Provide only the number of lines where "this" occurs.

begin

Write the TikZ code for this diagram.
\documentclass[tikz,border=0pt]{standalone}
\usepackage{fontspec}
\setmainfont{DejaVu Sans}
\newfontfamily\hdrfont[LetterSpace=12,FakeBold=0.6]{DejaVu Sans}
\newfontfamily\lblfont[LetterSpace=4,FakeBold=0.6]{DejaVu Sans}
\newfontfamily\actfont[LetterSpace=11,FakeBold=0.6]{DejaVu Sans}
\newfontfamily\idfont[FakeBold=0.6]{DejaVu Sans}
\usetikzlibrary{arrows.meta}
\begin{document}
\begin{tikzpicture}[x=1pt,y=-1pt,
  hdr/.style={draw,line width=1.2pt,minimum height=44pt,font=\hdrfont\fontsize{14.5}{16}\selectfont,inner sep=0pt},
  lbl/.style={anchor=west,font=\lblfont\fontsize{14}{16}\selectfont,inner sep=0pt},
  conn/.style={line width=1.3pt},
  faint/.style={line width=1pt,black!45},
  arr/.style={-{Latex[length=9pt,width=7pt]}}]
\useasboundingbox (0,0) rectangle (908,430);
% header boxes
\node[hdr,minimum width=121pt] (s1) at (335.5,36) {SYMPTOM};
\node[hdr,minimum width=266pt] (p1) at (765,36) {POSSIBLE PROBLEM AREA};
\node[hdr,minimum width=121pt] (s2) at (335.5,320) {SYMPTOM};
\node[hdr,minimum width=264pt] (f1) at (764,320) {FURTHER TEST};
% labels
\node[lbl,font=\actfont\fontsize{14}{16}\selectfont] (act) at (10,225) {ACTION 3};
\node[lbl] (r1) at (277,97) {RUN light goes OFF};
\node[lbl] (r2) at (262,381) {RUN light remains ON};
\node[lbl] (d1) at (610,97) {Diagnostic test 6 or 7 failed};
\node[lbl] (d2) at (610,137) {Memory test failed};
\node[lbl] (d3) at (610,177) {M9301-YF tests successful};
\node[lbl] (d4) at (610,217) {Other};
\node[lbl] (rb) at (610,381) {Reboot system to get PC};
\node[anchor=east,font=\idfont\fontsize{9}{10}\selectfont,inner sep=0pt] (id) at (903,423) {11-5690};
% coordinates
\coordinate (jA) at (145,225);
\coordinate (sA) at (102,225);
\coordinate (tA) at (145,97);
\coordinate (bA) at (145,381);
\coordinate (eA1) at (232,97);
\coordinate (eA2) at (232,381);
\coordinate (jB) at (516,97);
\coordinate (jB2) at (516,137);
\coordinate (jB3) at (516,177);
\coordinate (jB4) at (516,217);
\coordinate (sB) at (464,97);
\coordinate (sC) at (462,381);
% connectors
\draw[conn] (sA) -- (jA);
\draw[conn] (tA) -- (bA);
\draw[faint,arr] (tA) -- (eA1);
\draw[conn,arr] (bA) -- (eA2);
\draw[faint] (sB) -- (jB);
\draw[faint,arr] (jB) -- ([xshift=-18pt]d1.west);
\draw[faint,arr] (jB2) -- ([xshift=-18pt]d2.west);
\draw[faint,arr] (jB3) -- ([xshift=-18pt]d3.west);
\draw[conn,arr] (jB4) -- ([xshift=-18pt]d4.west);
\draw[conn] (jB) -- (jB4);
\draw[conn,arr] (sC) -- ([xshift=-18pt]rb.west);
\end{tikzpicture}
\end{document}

end
begin

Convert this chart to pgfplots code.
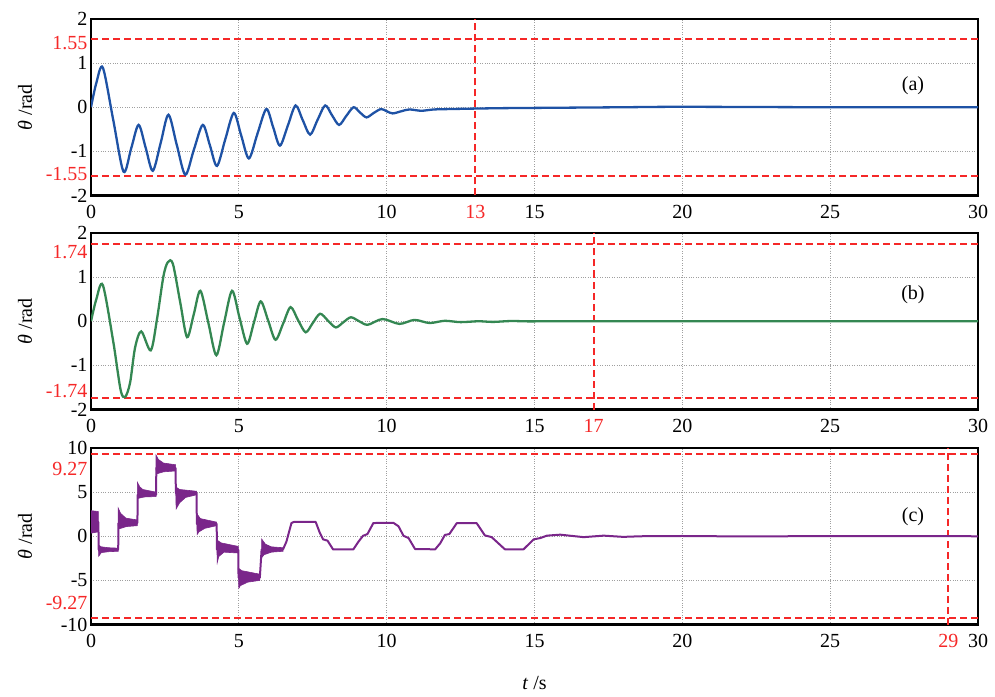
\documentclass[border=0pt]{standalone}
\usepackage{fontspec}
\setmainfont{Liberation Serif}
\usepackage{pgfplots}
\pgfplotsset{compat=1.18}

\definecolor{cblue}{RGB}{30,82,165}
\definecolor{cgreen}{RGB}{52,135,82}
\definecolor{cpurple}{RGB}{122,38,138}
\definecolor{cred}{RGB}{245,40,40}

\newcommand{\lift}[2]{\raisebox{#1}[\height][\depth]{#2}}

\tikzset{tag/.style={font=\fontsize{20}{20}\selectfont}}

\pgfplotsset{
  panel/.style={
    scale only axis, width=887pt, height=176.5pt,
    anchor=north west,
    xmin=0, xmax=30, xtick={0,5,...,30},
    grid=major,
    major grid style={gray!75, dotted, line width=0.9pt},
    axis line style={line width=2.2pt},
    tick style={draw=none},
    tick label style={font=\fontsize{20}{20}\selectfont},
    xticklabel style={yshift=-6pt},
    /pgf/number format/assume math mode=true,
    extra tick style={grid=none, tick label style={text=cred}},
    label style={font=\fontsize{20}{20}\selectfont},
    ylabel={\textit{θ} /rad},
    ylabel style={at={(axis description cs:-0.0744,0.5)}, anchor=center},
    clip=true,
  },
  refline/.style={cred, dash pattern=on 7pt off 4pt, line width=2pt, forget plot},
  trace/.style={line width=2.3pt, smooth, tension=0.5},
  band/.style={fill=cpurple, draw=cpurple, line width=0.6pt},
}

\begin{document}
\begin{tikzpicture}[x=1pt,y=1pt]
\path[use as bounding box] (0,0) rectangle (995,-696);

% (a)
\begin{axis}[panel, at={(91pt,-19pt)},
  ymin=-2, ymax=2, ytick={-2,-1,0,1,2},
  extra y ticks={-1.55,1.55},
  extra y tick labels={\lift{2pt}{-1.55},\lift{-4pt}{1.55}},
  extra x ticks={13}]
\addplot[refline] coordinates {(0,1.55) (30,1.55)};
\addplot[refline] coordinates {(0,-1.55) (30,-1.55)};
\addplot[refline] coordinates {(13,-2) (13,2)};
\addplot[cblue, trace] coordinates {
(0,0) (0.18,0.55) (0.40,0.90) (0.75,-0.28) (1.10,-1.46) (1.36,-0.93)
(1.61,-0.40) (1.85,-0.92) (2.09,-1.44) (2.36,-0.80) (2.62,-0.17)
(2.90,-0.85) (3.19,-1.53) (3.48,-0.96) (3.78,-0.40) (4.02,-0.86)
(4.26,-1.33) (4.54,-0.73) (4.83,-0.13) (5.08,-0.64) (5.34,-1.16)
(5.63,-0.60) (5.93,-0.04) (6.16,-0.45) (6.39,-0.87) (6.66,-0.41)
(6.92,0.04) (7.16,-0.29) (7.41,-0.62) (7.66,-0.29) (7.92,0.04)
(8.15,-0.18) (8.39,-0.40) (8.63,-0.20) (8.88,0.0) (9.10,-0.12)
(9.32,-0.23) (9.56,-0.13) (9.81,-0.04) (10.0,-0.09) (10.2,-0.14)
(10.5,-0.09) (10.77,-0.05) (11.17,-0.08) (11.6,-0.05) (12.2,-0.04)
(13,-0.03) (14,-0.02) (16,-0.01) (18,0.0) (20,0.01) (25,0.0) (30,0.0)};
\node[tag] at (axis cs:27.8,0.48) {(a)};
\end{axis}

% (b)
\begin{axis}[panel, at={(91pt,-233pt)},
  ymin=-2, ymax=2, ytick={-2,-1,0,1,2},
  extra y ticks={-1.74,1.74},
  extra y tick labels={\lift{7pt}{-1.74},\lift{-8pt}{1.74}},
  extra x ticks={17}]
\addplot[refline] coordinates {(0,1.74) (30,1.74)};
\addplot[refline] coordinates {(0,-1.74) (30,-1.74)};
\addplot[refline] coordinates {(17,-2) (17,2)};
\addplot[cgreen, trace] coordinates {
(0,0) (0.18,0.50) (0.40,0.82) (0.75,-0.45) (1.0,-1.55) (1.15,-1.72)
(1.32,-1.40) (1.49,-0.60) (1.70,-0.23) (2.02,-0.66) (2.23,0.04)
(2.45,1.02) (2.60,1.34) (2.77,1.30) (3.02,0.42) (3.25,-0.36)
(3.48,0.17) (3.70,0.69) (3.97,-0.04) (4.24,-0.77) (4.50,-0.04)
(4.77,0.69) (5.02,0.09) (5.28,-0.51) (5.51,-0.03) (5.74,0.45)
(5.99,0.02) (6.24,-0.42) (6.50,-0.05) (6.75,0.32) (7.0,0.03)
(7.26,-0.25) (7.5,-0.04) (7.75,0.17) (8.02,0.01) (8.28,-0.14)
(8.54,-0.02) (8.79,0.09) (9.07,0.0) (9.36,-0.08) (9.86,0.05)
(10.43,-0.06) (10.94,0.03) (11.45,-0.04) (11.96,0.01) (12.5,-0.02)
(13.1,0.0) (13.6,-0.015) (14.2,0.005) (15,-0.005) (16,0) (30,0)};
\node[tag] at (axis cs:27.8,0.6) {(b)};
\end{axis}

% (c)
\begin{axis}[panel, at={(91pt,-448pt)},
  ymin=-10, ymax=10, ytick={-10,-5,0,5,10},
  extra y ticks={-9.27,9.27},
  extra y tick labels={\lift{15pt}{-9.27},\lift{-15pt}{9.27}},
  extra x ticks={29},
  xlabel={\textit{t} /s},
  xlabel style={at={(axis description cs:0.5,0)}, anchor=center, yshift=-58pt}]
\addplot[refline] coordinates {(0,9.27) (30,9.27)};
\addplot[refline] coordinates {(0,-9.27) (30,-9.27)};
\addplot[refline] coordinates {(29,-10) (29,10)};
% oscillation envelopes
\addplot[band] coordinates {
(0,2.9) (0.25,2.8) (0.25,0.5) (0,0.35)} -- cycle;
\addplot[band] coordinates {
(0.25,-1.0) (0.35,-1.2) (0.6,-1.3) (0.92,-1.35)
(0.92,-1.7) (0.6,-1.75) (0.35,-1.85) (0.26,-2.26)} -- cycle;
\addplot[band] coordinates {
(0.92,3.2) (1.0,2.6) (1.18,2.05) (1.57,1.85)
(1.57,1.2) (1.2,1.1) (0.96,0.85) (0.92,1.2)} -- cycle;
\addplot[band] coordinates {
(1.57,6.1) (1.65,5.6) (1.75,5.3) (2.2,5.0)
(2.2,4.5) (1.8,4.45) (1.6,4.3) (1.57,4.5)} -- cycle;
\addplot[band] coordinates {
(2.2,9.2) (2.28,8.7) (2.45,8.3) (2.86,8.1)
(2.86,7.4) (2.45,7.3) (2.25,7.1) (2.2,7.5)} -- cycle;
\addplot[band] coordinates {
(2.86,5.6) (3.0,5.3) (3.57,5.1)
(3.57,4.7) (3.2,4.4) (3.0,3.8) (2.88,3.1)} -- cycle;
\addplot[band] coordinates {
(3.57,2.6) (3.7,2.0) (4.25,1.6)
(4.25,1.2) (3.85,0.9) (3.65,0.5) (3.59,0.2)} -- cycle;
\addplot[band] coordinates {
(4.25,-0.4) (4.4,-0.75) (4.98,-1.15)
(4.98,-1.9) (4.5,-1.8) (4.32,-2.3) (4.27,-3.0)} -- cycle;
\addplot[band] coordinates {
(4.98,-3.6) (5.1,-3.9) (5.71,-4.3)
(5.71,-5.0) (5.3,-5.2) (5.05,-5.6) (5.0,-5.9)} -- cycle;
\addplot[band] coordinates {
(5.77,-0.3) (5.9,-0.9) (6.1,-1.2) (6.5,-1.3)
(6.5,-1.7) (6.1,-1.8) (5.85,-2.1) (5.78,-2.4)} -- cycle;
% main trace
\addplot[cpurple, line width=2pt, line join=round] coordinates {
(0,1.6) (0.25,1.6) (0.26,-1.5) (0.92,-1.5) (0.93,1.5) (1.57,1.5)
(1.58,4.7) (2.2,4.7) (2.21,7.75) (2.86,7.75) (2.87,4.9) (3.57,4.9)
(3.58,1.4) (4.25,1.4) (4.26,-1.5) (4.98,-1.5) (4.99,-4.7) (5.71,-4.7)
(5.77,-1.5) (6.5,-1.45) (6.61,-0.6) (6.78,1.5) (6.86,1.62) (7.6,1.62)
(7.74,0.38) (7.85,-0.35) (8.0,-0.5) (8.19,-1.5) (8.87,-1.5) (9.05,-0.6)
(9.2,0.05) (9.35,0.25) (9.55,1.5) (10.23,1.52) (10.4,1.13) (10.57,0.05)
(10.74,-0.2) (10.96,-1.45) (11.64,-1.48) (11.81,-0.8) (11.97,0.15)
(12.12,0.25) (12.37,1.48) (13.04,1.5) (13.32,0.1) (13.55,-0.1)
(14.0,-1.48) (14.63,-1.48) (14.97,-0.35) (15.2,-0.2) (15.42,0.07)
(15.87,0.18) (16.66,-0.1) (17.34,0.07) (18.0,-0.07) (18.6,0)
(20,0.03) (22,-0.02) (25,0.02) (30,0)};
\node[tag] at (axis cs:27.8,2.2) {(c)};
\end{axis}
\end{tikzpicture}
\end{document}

end

FULL ANSWER: 2